I believe that it is not a problem to have people sharing homophobic sentiments in public. The real problem is when those sentiments are shared in private, because only when shared in public do we have the opportunity to engage and educate people. We need to start exposing people for holding horrible sentiments. This is not what many people call ‘cancel culture’. It is just to bring issues to the fore so that people can understand that while you have freedom of expression, you have a responsibility not to infringe on other people’s rights. We need to allow for divergent voices, but you cannot defile and demean other people.

How important are international movements for improving the lives of the LGBTIQ+ community in Eswatini? 

It is difficult to say for sure how solidarity translates into tangible results for us, but it helps ensure our voices are heard. I keep saying to people, if you share your story then you are already a hero, because you are touching someone else’s life no matter how marginal.
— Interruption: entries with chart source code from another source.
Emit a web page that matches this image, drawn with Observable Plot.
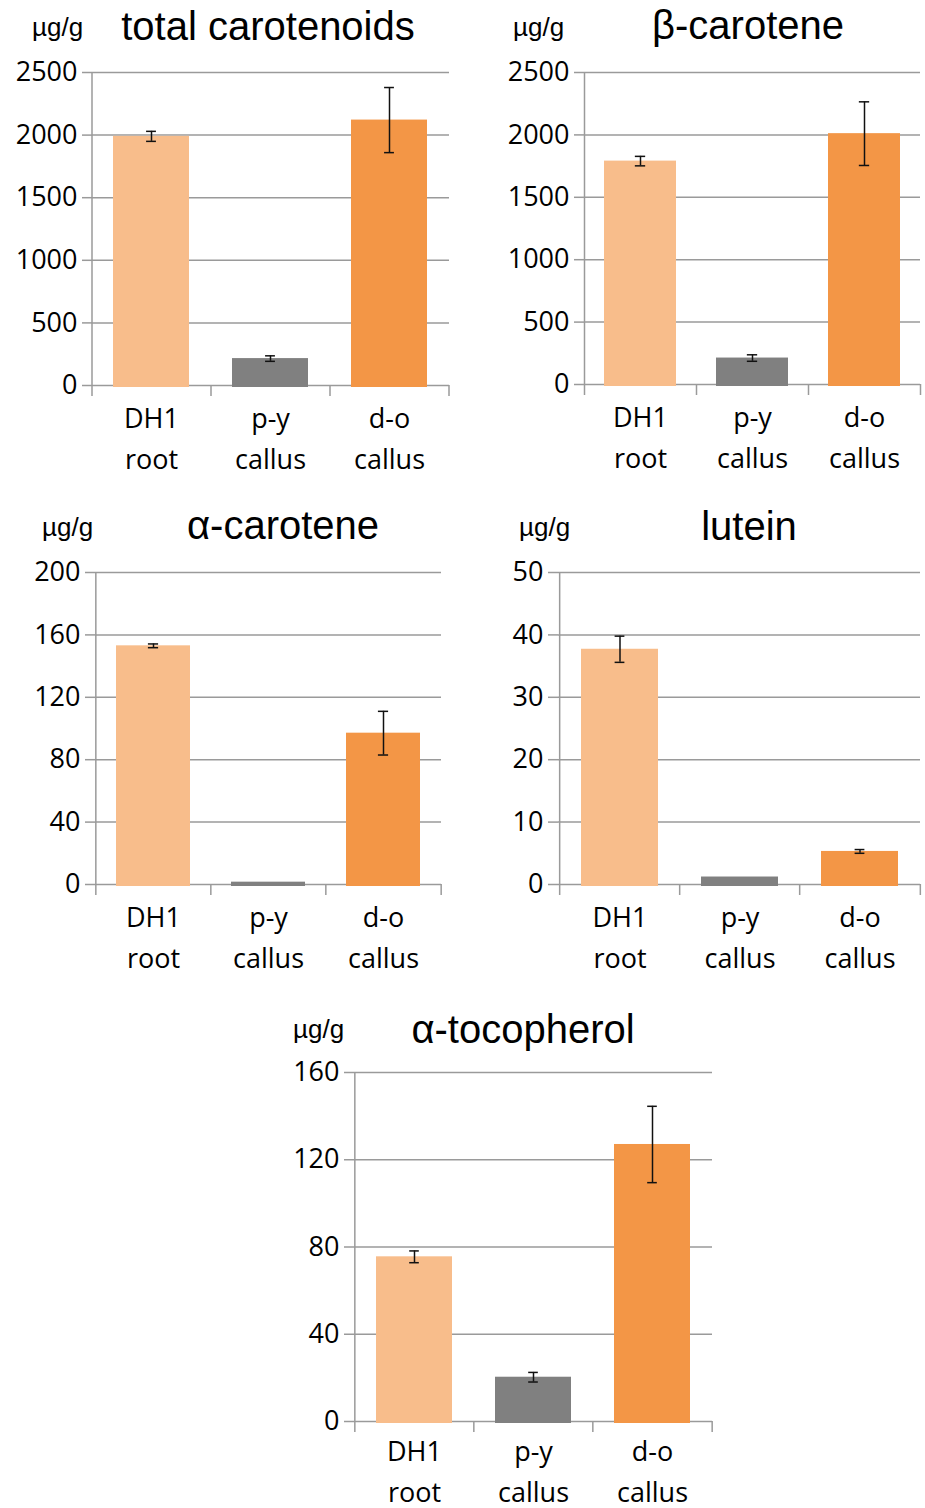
<!DOCTYPE html>
<html><head><meta charset="utf-8">
<script src="https://cdn.jsdelivr.net/npm/d3@7"></script>
<script src="https://cdn.jsdelivr.net/npm/@observablehq/plot@0.6"></script>
<style>
html,body{margin:0;padding:0;background:#fff;overflow:hidden}
#root{position:relative;width:925px;height:1508px}
.title{position:absolute;font-family:"Liberation Sans",Arial,sans-serif;font-size:40px;line-height:40px;width:400px;text-align:center;color:#000;white-space:nowrap}
.unit{position:absolute;font-family:"Liberation Sans",Arial,sans-serif;font-size:26px;line-height:26px;color:#000;white-space:nowrap}
.panel{position:absolute}
</style></head><body><div id="root"></div>
<script>
// ---- data ----
const categories = ["DH1\nroot", "p-y\ncallus", "d-o\ncallus"];
const barColors = ["#F8BD8B", "#808080", "#F39646"];
const unitLabel = "µg/g";

const totalTitle = "total carotenoids";
const totalValues = [1990, 215, 2120];
const totalErrors = [40, 22, 260];
const totalTicks = [0, 500, 1000, 1500, 2000, 2500];

const betaTitle = "β-carotene";
const betaValues = [1790, 212, 2010];
const betaErrors = [38, 26, 255];
const betaTicks = [0, 500, 1000, 1500, 2000, 2500];

const alphaTitle = "α-carotene";
const alphaValues = [153, 1.5, 97];
const alphaErrors = [1.2, 0, 14];
const alphaTicks = [0, 40, 80, 120, 160, 200];

const luteinTitle = "lutein";
const luteinValues = [37.7, 1.2, 5.3];
const luteinErrors = [2.1, 0, 0.3];
const luteinTicks = [0, 10, 20, 30, 40, 50];

const tocoTitle = "α-tocopherol";
const tocoValues = [75.5, 20.3, 127];
const tocoErrors = [2.7, 2.2, 17.5];
const tocoTicks = [0, 40, 80, 120, 160];

// ---- layout ----
const panels = [
  {title: totalTitle, vals: totalValues, errs: totalErrors, ticks: totalTicks,
   left: 0, top: 52, w: 460, h: 433, ml: 92, mr: 11, mt: 20, mb: 100, pad: 14,
   tCenter: 268, tTop: 6, uLeft: 32, uTop: 14},
  {title: betaTitle, vals: betaValues, errs: betaErrors, ticks: betaTicks,
   left: 460, top: 52, w: 465, h: 432, ml: 124, mr: 5, mt: 20, mb: 100, pad: 14,
   tCenter: 748, tTop: 5, uLeft: 513, uTop: 14},
  {title: alphaTitle, vals: alphaValues, errs: alphaErrors, ticks: alphaTicks,
   left: 0, top: 552, w: 460, h: 432, ml: 95, mr: 19, mt: 20, mb: 100, pad: 14,
   tCenter: 283, tTop: 505, uLeft: 42, uTop: 514},
  {title: luteinTitle, vals: luteinValues, errs: luteinErrors, ticks: luteinTicks,
   left: 460, top: 552, w: 465, h: 432, ml: 98, mr: 5, mt: 20, mb: 100, pad: 14,
   tCenter: 749, tTop: 506, uLeft: 519, uTop: 514},
  {title: tocoTitle, vals: tocoValues, errs: tocoErrors, ticks: tocoTicks,
   left: 270, top: 1052, w: 460, h: 456, ml: 84, mr: 18, mt: 20, mb: 87, pad: 11,
   tCenter: 523, tTop: 1009, uLeft: 293, uTop: 1016}
];

const root = document.getElementById("root");
const gray = "#9a9a9a";

for (const p of panels) {
  const data = categories.map((c, i) => ({cat: c, v: p.vals[i], e: p.errs[i]}));
  const errData = data.filter(d => d.e > 0);
  const W = p.w - p.ml - p.mr;
  const step = W / 3;
  const bw = step * 0.64;
  const capInset = (bw - 10) / 2;
  const chart = Plot.plot({
    width: p.w, height: p.h,
    marginLeft: p.ml, marginRight: p.mr, marginTop: p.mt, marginBottom: p.mb,
    style: {fontFamily: '"Open Sans", sans-serif', fontSize: "27px", color: "#000", background: "transparent", overflow: "visible"},
    x: {domain: categories, paddingInner: 0.36, paddingOuter: 0.18},
    y: {domain: [0, p.ticks[p.ticks.length - 1]]},
    color: {domain: categories, range: barColors},
    marks: [
      Plot.gridY(p.ticks, {stroke: gray, strokeOpacity: 1, strokeWidth: 1.5}),
      Plot.axisY(p.ticks, {tickSize: 10, tickPadding: 5, stroke: gray, strokeWidth: 1.5, fill: "#000", fontSize: 27, label: null, tickFormat: d => String(d)}),
      Plot.ruleX([categories[0]], {x: d => d, dx: -step / 2, stroke: gray, strokeWidth: 1.5}),
      Plot.axisX(categories, {tickSize: 11, fill: "none", stroke: gray, strokeWidth: 1.5, dx: -step / 2, label: null}),
      Plot.axisX([categories[2]], {tickSize: 11, fill: "none", stroke: gray, strokeWidth: 1.5, dx: step / 2, label: null}),
      Plot.barY(data, {x: "cat", y: "v", fill: "cat", insetBottom: -2}),
      Plot.ruleX(errData, {x: "cat", y1: d => d.v - d.e, y2: d => d.v + d.e, stroke: "#111", strokeWidth: 1.5}),
      Plot.tickY(errData, {x: "cat", y: d => d.v + d.e, stroke: "#111", strokeWidth: 1.5, inset: capInset}),
      Plot.tickY(errData, {x: "cat", y: d => d.v - d.e, stroke: "#111", strokeWidth: 1.5, inset: capInset}),
      Plot.axisX(categories, {tickSize: 0, tickPadding: p.pad, fontSize: 27, lineHeight: 1.5, fill: "#000", label: null})
    ]
  });
  const wrap = document.createElement("div");
  wrap.className = "panel";
  wrap.style.left = p.left + "px";
  wrap.style.top = p.top + "px";
  wrap.appendChild(chart);
  root.appendChild(wrap);

  const t = document.createElement("div");
  t.className = "title";
  t.textContent = p.title;
  t.style.left = (p.tCenter - 200) + "px";
  t.style.top = p.tTop + "px";
  root.appendChild(t);

  const u = document.createElement("div");
  u.className = "unit";
  u.textContent = unitLabel;
  u.style.left = p.uLeft + "px";
  u.style.top = p.uTop + "px";
  root.appendChild(u);
}
</script>
</body></html>
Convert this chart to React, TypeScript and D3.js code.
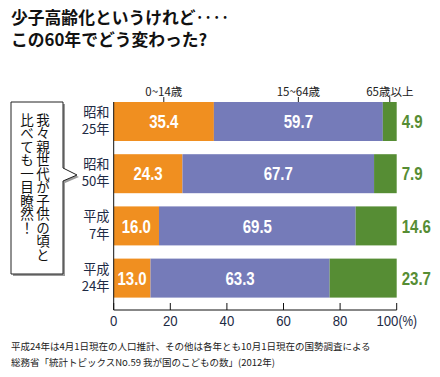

It is only when members of the LGBTIQ+ community or other minority groups become part of the discussion that we can come into the room without leaving who we are outside. I am not afraid to tell anyone that if you invite me into the room, you are inviting me, Melusi, the LGBTIQ+ activist. 

This is how the #MeToo, Pride and Black Lives Matter movements are impactful, but they must involve the voice of the marginalized. The pursuit of social justice is hierarchical, so you cannot start with the more privileged people at the top. Everyone experiences some type of exclusion and discrimination, but for us all to move forward, you have to start at the bottom. To improve the lives of women, you have to start by improving the lives of trans women and Black trans women. That way everybody then gets pushed up.